## Start
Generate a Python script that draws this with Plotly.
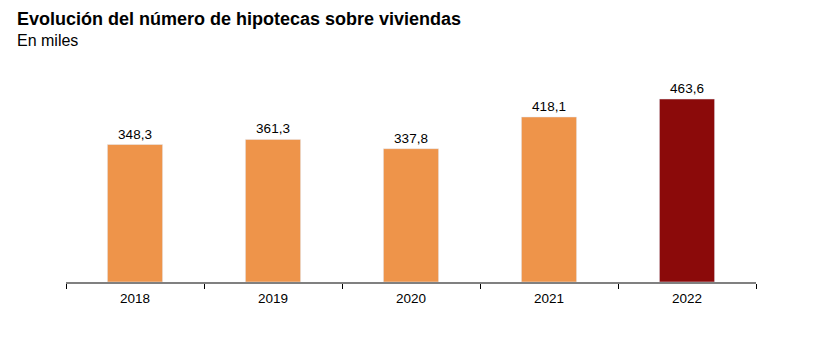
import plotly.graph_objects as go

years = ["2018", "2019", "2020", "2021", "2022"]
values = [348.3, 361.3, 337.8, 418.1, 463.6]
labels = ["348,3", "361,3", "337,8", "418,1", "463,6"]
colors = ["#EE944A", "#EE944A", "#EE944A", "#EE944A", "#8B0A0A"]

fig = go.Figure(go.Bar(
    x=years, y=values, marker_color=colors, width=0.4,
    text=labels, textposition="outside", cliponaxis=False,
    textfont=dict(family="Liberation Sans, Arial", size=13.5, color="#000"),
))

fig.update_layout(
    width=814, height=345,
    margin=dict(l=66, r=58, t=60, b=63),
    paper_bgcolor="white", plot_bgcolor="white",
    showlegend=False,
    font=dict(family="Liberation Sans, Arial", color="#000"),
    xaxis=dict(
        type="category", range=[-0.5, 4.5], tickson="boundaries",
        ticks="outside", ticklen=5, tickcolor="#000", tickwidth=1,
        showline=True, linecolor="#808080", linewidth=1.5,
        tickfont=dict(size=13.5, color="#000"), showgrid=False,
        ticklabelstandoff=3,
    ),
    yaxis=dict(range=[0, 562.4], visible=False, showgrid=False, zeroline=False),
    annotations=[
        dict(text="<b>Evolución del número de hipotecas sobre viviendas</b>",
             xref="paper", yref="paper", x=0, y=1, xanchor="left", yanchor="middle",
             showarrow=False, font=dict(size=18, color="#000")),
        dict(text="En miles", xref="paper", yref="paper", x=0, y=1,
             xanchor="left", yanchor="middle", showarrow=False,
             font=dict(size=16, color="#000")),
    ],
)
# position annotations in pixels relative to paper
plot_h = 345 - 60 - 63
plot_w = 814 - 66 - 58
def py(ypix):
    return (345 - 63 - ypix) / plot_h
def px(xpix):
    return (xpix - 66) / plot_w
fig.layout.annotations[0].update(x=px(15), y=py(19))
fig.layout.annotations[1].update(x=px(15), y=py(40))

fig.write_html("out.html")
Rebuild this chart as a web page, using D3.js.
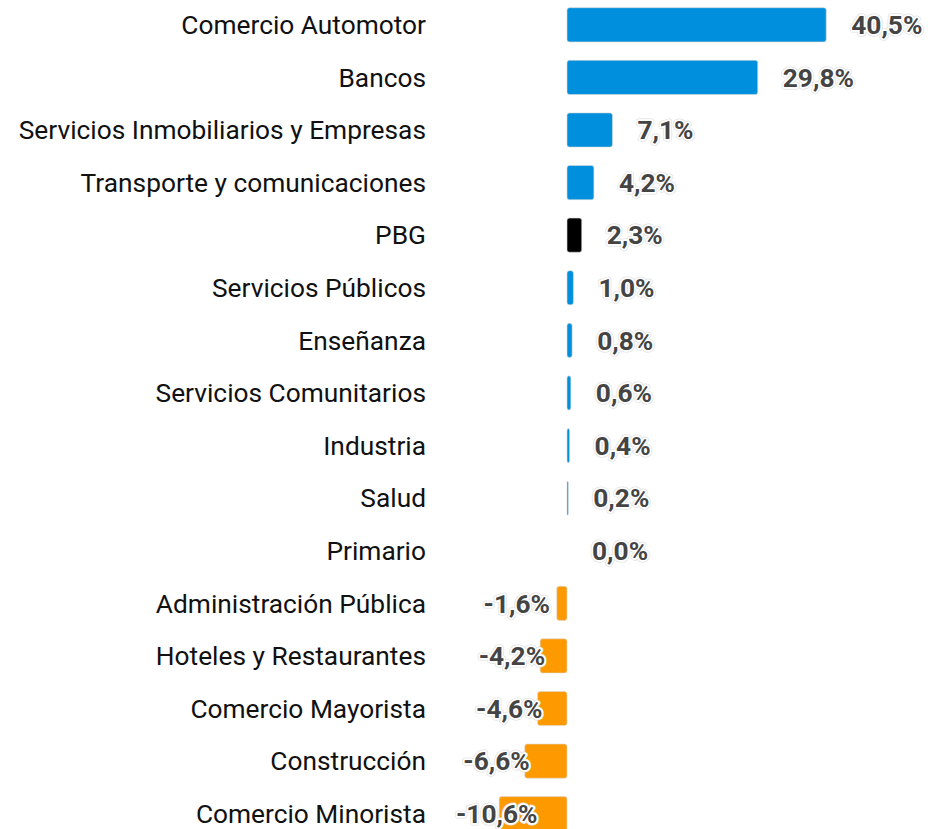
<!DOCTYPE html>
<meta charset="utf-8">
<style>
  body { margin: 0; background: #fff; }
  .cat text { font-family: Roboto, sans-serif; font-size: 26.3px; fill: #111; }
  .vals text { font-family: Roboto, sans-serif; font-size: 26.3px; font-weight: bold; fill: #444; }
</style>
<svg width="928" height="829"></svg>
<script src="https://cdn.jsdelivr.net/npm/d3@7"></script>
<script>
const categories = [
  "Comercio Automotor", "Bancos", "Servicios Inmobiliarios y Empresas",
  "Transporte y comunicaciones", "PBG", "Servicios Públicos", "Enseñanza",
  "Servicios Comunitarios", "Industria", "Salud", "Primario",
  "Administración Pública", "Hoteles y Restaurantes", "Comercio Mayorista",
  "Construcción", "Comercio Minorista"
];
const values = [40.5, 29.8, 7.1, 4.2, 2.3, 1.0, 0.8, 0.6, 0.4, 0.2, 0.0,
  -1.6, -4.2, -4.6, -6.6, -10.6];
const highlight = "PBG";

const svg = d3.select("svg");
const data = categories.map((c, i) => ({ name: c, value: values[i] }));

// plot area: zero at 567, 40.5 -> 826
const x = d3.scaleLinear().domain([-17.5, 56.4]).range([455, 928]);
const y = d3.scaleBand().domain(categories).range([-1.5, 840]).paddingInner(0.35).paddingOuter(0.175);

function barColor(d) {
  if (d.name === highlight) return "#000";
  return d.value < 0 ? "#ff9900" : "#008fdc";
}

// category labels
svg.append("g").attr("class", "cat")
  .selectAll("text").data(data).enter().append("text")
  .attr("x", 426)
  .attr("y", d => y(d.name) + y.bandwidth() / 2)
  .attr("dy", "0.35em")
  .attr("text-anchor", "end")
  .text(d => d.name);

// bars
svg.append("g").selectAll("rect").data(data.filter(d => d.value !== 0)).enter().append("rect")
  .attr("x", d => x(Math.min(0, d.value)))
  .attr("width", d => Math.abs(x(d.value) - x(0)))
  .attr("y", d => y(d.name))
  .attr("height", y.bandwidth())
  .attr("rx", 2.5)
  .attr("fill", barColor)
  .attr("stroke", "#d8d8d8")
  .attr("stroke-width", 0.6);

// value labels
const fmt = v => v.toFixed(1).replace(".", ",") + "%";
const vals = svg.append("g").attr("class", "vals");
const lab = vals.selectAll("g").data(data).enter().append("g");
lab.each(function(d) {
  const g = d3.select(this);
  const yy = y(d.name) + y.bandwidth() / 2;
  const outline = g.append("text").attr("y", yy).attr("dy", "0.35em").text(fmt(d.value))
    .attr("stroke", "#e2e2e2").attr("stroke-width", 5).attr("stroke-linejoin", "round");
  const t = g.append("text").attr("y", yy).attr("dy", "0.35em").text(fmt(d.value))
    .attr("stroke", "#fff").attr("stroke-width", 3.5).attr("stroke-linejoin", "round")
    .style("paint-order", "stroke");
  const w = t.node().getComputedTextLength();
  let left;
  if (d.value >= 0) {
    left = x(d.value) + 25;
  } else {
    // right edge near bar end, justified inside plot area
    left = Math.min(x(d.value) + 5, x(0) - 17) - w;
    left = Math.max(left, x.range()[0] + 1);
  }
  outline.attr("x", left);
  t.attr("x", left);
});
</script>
## End
## Start
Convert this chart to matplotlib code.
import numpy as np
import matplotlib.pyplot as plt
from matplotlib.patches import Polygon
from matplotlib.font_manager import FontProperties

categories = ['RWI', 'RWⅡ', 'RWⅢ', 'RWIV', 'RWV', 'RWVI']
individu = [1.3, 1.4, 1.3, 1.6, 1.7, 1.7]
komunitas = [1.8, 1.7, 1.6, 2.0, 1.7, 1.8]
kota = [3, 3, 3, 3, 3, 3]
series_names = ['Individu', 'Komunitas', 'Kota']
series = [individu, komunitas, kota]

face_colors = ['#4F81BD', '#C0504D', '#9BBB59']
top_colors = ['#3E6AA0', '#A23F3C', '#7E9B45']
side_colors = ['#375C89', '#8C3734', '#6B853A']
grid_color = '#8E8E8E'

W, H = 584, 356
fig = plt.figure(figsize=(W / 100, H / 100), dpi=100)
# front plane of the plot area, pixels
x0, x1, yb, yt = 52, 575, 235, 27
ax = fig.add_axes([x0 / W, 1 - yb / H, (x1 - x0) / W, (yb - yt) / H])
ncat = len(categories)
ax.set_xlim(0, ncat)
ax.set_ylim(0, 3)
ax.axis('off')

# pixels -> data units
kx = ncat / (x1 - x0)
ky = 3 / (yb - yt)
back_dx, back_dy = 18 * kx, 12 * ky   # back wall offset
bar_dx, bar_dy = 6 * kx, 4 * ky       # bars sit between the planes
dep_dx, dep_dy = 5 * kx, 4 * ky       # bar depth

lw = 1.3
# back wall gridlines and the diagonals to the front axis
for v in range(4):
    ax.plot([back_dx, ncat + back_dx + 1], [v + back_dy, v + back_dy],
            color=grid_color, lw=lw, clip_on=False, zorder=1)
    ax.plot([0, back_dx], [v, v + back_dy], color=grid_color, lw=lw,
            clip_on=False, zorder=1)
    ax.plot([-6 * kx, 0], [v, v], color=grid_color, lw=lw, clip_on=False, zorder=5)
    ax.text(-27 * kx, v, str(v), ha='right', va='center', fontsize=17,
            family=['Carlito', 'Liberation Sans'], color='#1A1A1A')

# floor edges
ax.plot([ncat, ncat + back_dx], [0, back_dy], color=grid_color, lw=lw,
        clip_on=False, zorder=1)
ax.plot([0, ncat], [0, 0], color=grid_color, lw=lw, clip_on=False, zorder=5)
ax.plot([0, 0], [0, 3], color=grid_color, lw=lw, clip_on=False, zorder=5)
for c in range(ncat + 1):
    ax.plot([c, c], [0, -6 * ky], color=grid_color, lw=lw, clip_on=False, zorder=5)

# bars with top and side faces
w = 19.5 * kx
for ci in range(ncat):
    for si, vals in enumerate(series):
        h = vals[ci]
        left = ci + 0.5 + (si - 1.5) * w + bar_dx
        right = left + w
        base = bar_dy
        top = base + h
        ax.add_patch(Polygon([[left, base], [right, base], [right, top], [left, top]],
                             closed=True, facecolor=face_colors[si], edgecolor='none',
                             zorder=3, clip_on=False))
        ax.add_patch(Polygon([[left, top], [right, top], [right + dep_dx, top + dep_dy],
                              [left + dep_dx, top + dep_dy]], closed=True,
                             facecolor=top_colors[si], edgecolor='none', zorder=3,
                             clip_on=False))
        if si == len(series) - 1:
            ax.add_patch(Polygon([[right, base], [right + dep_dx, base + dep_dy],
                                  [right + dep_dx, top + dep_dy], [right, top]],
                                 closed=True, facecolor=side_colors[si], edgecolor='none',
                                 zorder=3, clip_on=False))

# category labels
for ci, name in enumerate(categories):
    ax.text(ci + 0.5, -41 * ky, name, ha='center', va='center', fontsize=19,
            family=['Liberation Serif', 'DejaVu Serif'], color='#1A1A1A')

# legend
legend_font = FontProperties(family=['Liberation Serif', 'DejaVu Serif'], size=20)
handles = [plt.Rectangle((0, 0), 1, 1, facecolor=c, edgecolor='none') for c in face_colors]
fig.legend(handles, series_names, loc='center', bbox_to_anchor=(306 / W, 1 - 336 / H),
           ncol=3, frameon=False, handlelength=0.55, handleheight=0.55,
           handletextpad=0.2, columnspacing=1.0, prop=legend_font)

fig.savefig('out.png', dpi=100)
## End
Exercise details ▸ Pictures are excluded. Repeat exactly the lines from the one containing "Generate a Python" to the one containing "import plotly.graph_objects as go", inclusive.

The reply ▸
Generate a Python script that draws this with Plotly.
import plotly.graph_objects as go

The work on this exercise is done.